Russia has dismissed suggestions of arms or drug smuggling aboard the Arctic Sea, and says the piracy appears to be a mundane case of hijacking for ransom. Russia's foreign ministry said in a statement Tuesday that an initial check of the Arctic Sea's cargo revealed "nothing suspicious," but that a closer inspection was needed to settle the question.

None of the official court filings contains a reference to the smuggling of weapons, a defense attorney for two of the alleged hijackers said Tuesday. "There is no mention of [illegal] arms," said Konstantin Boronovsky, in an interview with Radio Ekho Moskvy. He stressed, however, that he could only cite files he had been able to read.

Mr. Bastrykin said investigators have been holding the crew because it was unclear whether some of them may have been involved in the hijacking. "We need to figure out whether someone might have been involved," he said.

The ship itself is bypassing Algeria, where it was supposed to unload its cargo of timber, and is being taken to the Russian port of Novorossiisk, Mr. Bastrykin said, where it will undergo a search. A port official in Novorossiisk said the ship would only arrive in mid- to late September, Russian government news agency RIA Novosti reported.

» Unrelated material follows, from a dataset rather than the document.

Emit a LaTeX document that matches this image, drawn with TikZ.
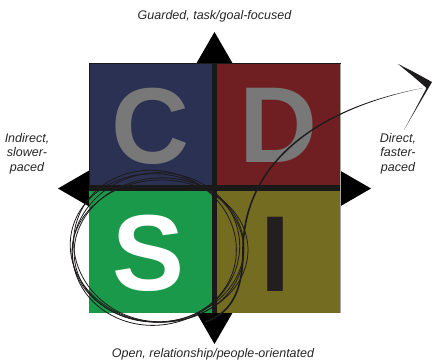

Mikhail Voitenko, editor of trade magazine Maritime Bulletin, said the government likely knows what the Arctic Sea's contents are, but is undecided about what to reveal. He said it would have been irrational, however, for pirates to seize a load of timber.

"If it's a criminal cargo, it would have to be a very large one to make this worthwhile," he said. "If it's three or four thousand tons of heroin, I can understand this. Otherwise this makes no sense."